The German economy grew more than expected in the second quarter, supported by domestic consumption and net exports. Meanwhile, the French economy stalled for a third successive quarter due to weak demand both at home and abroad.
The German gross domestic product rose 0.3 percent quarter-on-quarter in the second quarter, while expectations were for 0.2 percent growth. This followed a 0.5 percent GDP expansion in the first quarter and a 0.1 percent contraction in the fourth quarter of 2011.
Positive contributions came mainly from final consumption expenditure and net trade.
The German economy has once again escaped the technical recession many other Eurozone countries are currently experiencing with no more than a fright, Carsten Brzeski, an economist at ING Bank NV said. "In fact, the economy remains the stronghold of the Eurozone."
However, according to Brzeski, "another strong quarter merely glosses over the fact that even the stronghold has already caught the euro crisis virus."
Germany's short-term debt fetched negative yields at an auction on Monday as investors effectively paid to lend money to the government in their scramble to safe-havens.

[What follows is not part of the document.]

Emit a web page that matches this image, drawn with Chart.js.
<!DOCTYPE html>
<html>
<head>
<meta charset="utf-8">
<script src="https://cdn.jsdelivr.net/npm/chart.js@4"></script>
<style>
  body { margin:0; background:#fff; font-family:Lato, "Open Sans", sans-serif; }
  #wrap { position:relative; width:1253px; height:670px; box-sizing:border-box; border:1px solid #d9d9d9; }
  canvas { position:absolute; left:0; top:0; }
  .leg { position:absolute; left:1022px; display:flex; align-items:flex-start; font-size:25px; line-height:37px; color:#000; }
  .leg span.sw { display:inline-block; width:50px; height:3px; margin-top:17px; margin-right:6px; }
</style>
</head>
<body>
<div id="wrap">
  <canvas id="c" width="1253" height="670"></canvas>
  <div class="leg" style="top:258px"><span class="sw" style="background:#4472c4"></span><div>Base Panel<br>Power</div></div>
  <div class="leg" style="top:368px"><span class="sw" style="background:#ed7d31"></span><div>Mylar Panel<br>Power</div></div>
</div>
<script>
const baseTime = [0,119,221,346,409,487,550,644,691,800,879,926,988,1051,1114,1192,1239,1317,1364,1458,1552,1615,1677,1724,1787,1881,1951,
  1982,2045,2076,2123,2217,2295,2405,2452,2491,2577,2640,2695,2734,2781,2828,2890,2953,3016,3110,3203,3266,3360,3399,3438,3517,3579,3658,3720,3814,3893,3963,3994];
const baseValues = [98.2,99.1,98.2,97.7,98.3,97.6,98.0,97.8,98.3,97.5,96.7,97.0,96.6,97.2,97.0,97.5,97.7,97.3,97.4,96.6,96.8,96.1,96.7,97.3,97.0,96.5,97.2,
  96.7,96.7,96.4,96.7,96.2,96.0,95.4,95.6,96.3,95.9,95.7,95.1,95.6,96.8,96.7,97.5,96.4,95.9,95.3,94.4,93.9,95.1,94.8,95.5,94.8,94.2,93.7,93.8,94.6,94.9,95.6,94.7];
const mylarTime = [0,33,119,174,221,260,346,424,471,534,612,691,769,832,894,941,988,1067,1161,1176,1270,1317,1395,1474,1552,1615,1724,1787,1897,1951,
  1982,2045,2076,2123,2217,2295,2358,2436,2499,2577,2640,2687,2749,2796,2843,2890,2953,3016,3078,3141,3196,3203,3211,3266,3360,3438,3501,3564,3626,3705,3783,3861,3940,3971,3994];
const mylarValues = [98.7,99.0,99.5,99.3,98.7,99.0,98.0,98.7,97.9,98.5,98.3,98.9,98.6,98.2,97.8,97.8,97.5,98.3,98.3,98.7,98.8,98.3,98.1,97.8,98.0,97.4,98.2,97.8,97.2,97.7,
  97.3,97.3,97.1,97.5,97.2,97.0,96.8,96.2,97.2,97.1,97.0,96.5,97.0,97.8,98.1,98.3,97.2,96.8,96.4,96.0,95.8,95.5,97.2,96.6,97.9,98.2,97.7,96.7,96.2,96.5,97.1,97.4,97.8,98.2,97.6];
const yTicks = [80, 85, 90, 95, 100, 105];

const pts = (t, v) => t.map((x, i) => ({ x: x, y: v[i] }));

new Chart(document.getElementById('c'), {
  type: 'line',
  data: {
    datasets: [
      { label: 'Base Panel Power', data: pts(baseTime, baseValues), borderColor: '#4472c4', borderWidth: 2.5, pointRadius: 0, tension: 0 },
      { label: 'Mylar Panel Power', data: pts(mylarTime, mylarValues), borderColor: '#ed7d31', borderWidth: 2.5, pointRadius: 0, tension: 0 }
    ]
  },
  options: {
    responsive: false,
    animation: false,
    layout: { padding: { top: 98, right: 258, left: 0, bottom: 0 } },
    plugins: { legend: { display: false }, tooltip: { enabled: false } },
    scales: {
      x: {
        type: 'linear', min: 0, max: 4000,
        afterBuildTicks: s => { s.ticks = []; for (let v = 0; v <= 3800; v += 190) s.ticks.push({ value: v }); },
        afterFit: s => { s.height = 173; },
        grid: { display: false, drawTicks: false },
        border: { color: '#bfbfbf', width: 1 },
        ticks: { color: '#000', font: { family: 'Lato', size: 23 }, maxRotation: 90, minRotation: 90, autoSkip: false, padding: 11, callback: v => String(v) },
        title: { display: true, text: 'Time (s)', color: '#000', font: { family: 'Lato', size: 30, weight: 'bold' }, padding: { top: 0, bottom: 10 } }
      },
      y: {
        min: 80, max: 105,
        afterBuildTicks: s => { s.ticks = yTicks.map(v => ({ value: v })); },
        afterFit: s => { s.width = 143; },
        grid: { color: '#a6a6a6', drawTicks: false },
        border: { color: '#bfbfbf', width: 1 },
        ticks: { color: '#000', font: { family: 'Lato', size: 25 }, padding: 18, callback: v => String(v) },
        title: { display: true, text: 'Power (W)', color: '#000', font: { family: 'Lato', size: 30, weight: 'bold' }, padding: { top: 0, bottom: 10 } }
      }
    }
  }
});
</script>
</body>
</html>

The statistical office said that the increase in exports was slightly larger than the increase in imports. Domestic consumption was higher than in the previous quarter. This compensated for the decrease in capital formation observed especially for machinery and equipment.

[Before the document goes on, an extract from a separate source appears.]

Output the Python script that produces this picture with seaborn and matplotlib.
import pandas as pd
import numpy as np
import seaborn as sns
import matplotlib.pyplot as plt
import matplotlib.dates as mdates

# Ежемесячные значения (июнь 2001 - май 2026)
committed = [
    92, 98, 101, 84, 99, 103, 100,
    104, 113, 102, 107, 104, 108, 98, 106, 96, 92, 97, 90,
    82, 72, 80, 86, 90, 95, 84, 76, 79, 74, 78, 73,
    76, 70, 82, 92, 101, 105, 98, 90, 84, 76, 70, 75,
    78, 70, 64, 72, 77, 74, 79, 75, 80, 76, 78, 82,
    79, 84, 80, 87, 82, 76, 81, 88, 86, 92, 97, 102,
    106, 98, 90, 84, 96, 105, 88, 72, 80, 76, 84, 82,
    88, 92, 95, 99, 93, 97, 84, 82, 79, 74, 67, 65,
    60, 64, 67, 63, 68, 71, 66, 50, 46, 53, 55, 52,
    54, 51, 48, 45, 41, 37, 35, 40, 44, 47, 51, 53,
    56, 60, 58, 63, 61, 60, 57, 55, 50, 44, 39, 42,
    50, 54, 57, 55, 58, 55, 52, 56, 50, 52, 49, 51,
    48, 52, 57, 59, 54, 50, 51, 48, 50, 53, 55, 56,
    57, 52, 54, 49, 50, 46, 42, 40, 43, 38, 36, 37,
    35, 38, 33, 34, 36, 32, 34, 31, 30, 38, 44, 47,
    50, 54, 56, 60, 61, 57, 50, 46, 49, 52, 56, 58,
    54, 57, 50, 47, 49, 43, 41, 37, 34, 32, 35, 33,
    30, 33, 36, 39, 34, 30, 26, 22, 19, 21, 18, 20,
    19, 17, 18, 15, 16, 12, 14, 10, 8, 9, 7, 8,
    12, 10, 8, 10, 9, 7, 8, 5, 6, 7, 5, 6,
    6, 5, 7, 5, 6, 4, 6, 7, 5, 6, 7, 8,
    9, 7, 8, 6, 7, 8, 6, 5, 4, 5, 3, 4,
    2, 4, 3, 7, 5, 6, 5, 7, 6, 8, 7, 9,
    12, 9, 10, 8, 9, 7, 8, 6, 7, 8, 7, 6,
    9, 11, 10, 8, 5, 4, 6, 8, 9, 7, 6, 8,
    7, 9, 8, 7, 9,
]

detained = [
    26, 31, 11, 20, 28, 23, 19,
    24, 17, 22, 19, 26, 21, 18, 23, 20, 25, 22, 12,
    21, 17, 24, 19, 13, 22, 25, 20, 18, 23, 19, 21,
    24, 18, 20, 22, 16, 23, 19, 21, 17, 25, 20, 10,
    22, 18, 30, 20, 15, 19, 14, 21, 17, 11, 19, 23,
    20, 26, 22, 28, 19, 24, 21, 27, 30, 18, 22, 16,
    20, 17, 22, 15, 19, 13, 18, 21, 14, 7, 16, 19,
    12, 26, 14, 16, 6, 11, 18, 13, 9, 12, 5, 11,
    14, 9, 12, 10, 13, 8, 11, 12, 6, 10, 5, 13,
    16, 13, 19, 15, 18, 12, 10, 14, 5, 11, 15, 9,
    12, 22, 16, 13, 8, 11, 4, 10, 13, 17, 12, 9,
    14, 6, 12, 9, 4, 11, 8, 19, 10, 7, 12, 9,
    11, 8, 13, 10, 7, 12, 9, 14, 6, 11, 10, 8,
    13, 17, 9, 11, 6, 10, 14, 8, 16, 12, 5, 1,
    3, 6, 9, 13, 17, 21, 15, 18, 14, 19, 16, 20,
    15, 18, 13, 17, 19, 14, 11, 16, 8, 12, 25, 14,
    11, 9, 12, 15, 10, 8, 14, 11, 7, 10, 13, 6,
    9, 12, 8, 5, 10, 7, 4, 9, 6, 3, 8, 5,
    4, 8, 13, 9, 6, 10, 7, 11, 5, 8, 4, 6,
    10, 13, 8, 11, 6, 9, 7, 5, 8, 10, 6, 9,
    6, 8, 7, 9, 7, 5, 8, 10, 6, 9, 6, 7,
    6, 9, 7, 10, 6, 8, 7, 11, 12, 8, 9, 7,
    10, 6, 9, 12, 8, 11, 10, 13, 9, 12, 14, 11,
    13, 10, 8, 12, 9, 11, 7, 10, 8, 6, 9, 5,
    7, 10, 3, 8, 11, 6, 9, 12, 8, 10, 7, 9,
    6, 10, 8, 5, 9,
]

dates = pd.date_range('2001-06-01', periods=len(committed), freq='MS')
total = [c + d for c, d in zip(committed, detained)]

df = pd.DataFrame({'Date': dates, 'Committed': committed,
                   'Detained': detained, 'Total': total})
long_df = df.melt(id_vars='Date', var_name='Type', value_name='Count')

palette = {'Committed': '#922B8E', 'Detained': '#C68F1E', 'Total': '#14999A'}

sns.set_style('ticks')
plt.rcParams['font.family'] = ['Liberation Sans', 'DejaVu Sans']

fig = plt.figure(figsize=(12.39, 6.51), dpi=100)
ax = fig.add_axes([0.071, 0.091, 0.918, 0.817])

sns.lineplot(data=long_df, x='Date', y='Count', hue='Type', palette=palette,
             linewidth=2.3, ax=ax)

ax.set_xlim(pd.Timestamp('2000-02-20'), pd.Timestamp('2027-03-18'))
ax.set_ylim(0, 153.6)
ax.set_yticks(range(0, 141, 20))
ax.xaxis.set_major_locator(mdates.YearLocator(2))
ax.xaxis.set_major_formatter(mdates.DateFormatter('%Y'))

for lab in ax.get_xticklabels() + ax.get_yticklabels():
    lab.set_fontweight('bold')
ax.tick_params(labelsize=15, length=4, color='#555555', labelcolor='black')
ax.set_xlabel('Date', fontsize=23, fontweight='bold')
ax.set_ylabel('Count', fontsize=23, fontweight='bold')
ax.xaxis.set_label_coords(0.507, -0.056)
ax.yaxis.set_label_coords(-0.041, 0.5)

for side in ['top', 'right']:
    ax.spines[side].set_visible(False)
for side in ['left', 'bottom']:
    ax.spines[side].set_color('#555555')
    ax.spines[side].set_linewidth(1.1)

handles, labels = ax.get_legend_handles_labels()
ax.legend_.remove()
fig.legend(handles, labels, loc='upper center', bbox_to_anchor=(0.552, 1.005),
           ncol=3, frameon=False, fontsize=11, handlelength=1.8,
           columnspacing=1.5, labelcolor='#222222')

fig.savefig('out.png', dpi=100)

The year-over-year comparison revealed that GDP was up 0.5 percent compared to the 0.9 percent expansion expected by economists. This, however, was slower than the 1.7 percent gain in the March quarter. In calendar-adjusted terms, GDP increased 1 percent annually. This was slightly weaker than the 1.1 percent rise forecast by economists and the 1.2 percent increase recorded in the first quarter.
Separately, the French statistical office Insee reported that its GDP recorded no growth in the second quarter, as was the case in the past two quarters. Economists had forecast a 0.1 percent contraction.
The fourth quarter GDP growth for 2011 was revised to show a flat reading from the previously reported 0.1 percent growth. Bank of France had predicted a 0.1 percent decline in GDP for the second quarter and a similar size contraction for the third quarter.
In the second quarter, household spending declined 0.2 percent, while gross fixed capital formation increased 0.6 percent. Overall, total domestic demand, excluding changes in inventories, drove GDP on for just 0.1 percentage points of growth.
France's import growth accelerated to 1.8 percent, while export growth remained subdued at 0.2 percent. Consequently, foreign trade balance contributed again negatively to GDP growth by 0.5 percentage points.
Changes in inventories contributed positively to overall growth in the second quarter, adding 0.3 percentage points to GDP.
Eurostat is set to release second quarter GDP data for the euro area at 5 am ET. Economists expect a 0.2 percent contraction in GDP for the second quarter after the region's narrow escape from a technical recession in the previous three months.